§ Exercise description:
Quote every line of the material beneath this one.

Stored entries
********************
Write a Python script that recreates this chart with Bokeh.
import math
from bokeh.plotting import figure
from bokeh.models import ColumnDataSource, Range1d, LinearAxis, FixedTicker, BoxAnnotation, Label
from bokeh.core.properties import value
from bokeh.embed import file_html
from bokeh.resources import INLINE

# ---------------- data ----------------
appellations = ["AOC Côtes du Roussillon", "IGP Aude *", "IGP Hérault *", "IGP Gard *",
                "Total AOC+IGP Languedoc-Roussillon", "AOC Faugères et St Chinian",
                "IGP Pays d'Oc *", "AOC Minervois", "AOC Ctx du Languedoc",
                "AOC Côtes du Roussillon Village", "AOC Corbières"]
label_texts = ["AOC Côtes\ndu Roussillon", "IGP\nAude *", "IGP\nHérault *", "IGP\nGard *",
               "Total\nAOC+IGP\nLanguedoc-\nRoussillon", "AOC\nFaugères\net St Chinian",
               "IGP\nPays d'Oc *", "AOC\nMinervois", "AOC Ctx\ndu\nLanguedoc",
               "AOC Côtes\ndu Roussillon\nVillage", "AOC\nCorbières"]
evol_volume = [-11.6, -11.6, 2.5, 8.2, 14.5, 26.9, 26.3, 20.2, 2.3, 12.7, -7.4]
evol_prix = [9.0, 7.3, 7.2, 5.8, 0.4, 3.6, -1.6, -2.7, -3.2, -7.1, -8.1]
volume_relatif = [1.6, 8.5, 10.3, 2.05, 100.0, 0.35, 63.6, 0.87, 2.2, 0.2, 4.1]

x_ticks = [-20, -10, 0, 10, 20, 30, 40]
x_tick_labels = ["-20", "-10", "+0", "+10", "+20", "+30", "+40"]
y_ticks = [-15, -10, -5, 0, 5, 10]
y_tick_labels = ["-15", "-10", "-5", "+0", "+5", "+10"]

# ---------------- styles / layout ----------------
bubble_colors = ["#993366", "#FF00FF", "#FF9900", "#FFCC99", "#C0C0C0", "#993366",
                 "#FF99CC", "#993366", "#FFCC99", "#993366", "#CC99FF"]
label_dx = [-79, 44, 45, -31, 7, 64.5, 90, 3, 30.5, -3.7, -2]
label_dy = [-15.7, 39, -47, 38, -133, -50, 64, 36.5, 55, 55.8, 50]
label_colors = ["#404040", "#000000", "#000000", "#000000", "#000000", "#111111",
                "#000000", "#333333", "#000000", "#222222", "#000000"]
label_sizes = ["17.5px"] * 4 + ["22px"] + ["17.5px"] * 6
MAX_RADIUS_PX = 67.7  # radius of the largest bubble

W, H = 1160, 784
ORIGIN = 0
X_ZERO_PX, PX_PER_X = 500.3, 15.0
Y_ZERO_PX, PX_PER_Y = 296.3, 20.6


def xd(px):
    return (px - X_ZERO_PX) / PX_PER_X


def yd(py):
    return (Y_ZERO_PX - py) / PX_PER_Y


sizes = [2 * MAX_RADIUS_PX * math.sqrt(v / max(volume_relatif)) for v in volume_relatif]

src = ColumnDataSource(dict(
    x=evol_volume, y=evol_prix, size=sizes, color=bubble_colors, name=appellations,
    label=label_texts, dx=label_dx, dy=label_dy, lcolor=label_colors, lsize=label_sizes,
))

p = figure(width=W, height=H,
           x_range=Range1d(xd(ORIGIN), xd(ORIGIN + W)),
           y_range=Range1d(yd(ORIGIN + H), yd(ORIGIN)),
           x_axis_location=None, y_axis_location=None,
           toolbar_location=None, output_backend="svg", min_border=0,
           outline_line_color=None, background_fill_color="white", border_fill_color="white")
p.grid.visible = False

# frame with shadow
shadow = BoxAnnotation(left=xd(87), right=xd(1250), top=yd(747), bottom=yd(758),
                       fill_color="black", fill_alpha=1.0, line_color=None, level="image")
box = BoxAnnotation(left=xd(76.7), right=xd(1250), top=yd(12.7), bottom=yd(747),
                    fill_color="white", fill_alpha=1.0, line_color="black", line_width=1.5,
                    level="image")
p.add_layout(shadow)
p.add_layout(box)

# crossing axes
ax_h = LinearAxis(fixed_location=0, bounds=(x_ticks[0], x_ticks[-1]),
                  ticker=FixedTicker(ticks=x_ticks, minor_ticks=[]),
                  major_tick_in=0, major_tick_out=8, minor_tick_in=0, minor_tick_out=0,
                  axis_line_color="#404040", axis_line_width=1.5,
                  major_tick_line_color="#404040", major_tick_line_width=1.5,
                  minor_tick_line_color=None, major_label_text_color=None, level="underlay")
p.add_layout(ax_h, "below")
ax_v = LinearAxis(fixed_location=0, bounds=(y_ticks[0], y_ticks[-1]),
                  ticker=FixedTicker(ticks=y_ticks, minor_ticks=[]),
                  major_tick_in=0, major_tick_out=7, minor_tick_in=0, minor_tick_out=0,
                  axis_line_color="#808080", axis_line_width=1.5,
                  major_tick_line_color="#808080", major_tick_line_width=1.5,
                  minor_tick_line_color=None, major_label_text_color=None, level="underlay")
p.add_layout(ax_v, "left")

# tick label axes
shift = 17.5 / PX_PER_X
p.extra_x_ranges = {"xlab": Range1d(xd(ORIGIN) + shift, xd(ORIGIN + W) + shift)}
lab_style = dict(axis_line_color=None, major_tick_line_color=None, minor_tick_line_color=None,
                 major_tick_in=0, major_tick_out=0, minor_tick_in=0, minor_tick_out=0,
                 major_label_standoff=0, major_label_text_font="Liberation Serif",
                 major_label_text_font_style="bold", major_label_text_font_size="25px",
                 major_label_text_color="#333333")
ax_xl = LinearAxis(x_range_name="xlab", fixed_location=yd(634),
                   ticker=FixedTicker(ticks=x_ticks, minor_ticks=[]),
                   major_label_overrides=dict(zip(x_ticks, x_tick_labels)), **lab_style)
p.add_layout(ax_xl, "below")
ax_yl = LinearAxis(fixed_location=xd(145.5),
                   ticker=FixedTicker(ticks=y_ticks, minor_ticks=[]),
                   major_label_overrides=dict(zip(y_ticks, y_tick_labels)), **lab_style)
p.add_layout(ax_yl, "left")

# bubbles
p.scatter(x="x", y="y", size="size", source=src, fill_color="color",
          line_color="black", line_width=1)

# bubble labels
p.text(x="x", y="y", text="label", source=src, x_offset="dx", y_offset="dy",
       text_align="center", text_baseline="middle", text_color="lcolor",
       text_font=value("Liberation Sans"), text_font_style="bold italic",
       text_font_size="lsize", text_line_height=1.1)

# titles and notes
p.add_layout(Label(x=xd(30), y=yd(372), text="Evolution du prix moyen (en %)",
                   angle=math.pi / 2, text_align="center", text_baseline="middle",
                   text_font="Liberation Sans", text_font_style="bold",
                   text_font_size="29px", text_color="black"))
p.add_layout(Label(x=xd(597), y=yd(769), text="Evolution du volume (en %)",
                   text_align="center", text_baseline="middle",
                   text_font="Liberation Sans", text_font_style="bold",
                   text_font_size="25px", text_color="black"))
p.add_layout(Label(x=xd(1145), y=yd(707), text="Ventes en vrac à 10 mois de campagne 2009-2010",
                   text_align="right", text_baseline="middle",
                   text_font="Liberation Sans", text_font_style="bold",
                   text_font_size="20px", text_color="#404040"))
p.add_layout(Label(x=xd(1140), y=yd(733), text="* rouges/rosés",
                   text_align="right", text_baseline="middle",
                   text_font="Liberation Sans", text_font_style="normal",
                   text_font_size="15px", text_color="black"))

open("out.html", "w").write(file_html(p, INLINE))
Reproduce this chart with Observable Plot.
********************
§ Exercise solution:
Write a Python script that recreates this chart with Bokeh.
import math
from bokeh.plotting import figure
from bokeh.models import ColumnDataSource, Range1d, LinearAxis, FixedTicker, BoxAnnotation, Label
from bokeh.core.properties import value
from bokeh.embed import file_html
from bokeh.resources import INLINE

# ---------------- data ----------------
appellations = ["AOC Côtes du Roussillon", "IGP Aude *", "IGP Hérault *", "IGP Gard *",
                "Total AOC+IGP Languedoc-Roussillon", "AOC Faugères et St Chinian",
                "IGP Pays d'Oc *", "AOC Minervois", "AOC Ctx du Languedoc",
                "AOC Côtes du Roussillon Village", "AOC Corbières"]
label_texts = ["AOC Côtes\ndu Roussillon", "IGP\nAude *", "IGP\nHérault *", "IGP\nGard *",
               "Total\nAOC+IGP\nLanguedoc-\nRoussillon", "AOC\nFaugères\net St Chinian",
               "IGP\nPays d'Oc *", "AOC\nMinervois", "AOC Ctx\ndu\nLanguedoc",
               "AOC Côtes\ndu Roussillon\nVillage", "AOC\nCorbières"]
evol_volume = [-11.6, -11.6, 2.5, 8.2, 14.5, 26.9, 26.3, 20.2, 2.3, 12.7, -7.4]
evol_prix = [9.0, 7.3, 7.2, 5.8, 0.4, 3.6, -1.6, -2.7, -3.2, -7.1, -8.1]
volume_relatif = [1.6, 8.5, 10.3, 2.05, 100.0, 0.35, 63.6, 0.87, 2.2, 0.2, 4.1]

x_ticks = [-20, -10, 0, 10, 20, 30, 40]
x_tick_labels = ["-20", "-10", "+0", "+10", "+20", "+30", "+40"]
y_ticks = [-15, -10, -5, 0, 5, 10]
y_tick_labels = ["-15", "-10", "-5", "+0", "+5", "+10"]

# ---------------- styles / layout ----------------
bubble_colors = ["#993366", "#FF00FF", "#FF9900", "#FFCC99", "#C0C0C0", "#993366",
                 "#FF99CC", "#993366", "#FFCC99", "#993366", "#CC99FF"]
label_dx = [-79, 44, 45, -31, 7, 64.5, 90, 3, 30.5, -3.7, -2]
label_dy = [-15.7, 39, -47, 38, -133, -50, 64, 36.5, 55, 55.8, 50]
label_colors = ["#404040", "#000000", "#000000", "#000000", "#000000", "#111111",
                "#000000", "#333333", "#000000", "#222222", "#000000"]
label_sizes = ["17.5px"] * 4 + ["22px"] + ["17.5px"] * 6
MAX_RADIUS_PX = 67.7  # radius of the largest bubble

W, H = 1160, 784
ORIGIN = 0
X_ZERO_PX, PX_PER_X = 500.3, 15.0
Y_ZERO_PX, PX_PER_Y = 296.3, 20.6


def xd(px):
    return (px - X_ZERO_PX) / PX_PER_X


def yd(py):
    return (Y_ZERO_PX - py) / PX_PER_Y


sizes = [2 * MAX_RADIUS_PX * math.sqrt(v / max(volume_relatif)) for v in volume_relatif]

src = ColumnDataSource(dict(
    x=evol_volume, y=evol_prix, size=sizes, color=bubble_colors, name=appellations,
    label=label_texts, dx=label_dx, dy=label_dy, lcolor=label_colors, lsize=label_sizes,
))

p = figure(width=W, height=H,
           x_range=Range1d(xd(ORIGIN), xd(ORIGIN + W)),
           y_range=Range1d(yd(ORIGIN + H), yd(ORIGIN)),
           x_axis_location=None, y_axis_location=None,
           toolbar_location=None, output_backend="svg", min_border=0,
           outline_line_color=None, background_fill_color="white", border_fill_color="white")
p.grid.visible = False

# frame with shadow
shadow = BoxAnnotation(left=xd(87), right=xd(1250), top=yd(747), bottom=yd(758),
                       fill_color="black", fill_alpha=1.0, line_color=None, level="image")
box = BoxAnnotation(left=xd(76.7), right=xd(1250), top=yd(12.7), bottom=yd(747),
                    fill_color="white", fill_alpha=1.0, line_color="black", line_width=1.5,
                    level="image")
p.add_layout(shadow)
p.add_layout(box)

# crossing axes
ax_h = LinearAxis(fixed_location=0, bounds=(x_ticks[0], x_ticks[-1]),
                  ticker=FixedTicker(ticks=x_ticks, minor_ticks=[]),
                  major_tick_in=0, major_tick_out=8, minor_tick_in=0, minor_tick_out=0,
                  axis_line_color="#404040", axis_line_width=1.5,
                  major_tick_line_color="#404040", major_tick_line_width=1.5,
                  minor_tick_line_color=None, major_label_text_color=None, level="underlay")
p.add_layout(ax_h, "below")
ax_v = LinearAxis(fixed_location=0, bounds=(y_ticks[0], y_ticks[-1]),
                  ticker=FixedTicker(ticks=y_ticks, minor_ticks=[]),
                  major_tick_in=0, major_tick_out=7, minor_tick_in=0, minor_tick_out=0,
                  axis_line_color="#808080", axis_line_width=1.5,
                  major_tick_line_color="#808080", major_tick_line_width=1.5,
                  minor_tick_line_color=None, major_label_text_color=None, level="underlay")
p.add_layout(ax_v, "left")

# tick label axes
shift = 17.5 / PX_PER_X
p.extra_x_ranges = {"xlab": Range1d(xd(ORIGIN) + shift, xd(ORIGIN + W) + shift)}
lab_style = dict(axis_line_color=None, major_tick_line_color=None, minor_tick_line_color=None,
                 major_tick_in=0, major_tick_out=0, minor_tick_in=0, minor_tick_out=0,
                 major_label_standoff=0, major_label_text_font="Liberation Serif",
                 major_label_text_font_style="bold", major_label_text_font_size="25px",
                 major_label_text_color="#333333")
ax_xl = LinearAxis(x_range_name="xlab", fixed_location=yd(634),
                   ticker=FixedTicker(ticks=x_ticks, minor_ticks=[]),
                   major_label_overrides=dict(zip(x_ticks, x_tick_labels)), **lab_style)
p.add_layout(ax_xl, "below")
ax_yl = LinearAxis(fixed_location=xd(145.5),
                   ticker=FixedTicker(ticks=y_ticks, minor_ticks=[]),
                   major_label_overrides=dict(zip(y_ticks, y_tick_labels)), **lab_style)
p.add_layout(ax_yl, "left")

# bubbles
p.scatter(x="x", y="y", size="size", source=src, fill_color="color",
          line_color="black", line_width=1)

# bubble labels
p.text(x="x", y="y", text="label", source=src, x_offset="dx", y_offset="dy",
       text_align="center", text_baseline="middle", text_color="lcolor",
       text_font=value("Liberation Sans"), text_font_style="bold italic",
       text_font_size="lsize", text_line_height=1.1)

# titles and notes
p.add_layout(Label(x=xd(30), y=yd(372), text="Evolution du prix moyen (en %)",
                   angle=math.pi / 2, text_align="center", text_baseline="middle",
                   text_font="Liberation Sans", text_font_style="bold",
                   text_font_size="29px", text_color="black"))
p.add_layout(Label(x=xd(597), y=yd(769), text="Evolution du volume (en %)",
                   text_align="center", text_baseline="middle",
                   text_font="Liberation Sans", text_font_style="bold",
                   text_font_size="25px", text_color="black"))
p.add_layout(Label(x=xd(1145), y=yd(707), text="Ventes en vrac à 10 mois de campagne 2009-2010",
                   text_align="right", text_baseline="middle",
                   text_font="Liberation Sans", text_font_style="bold",
                   text_font_size="20px", text_color="#404040"))
p.add_layout(Label(x=xd(1140), y=yd(733), text="* rouges/rosés",
                   text_align="right", text_baseline="middle",
                   text_font="Liberation Sans", text_font_style="normal",
                   text_font_size="15px", text_color="black"))

open("out.html", "w").write(file_html(p, INLINE))
Reproduce this chart with Observable Plot.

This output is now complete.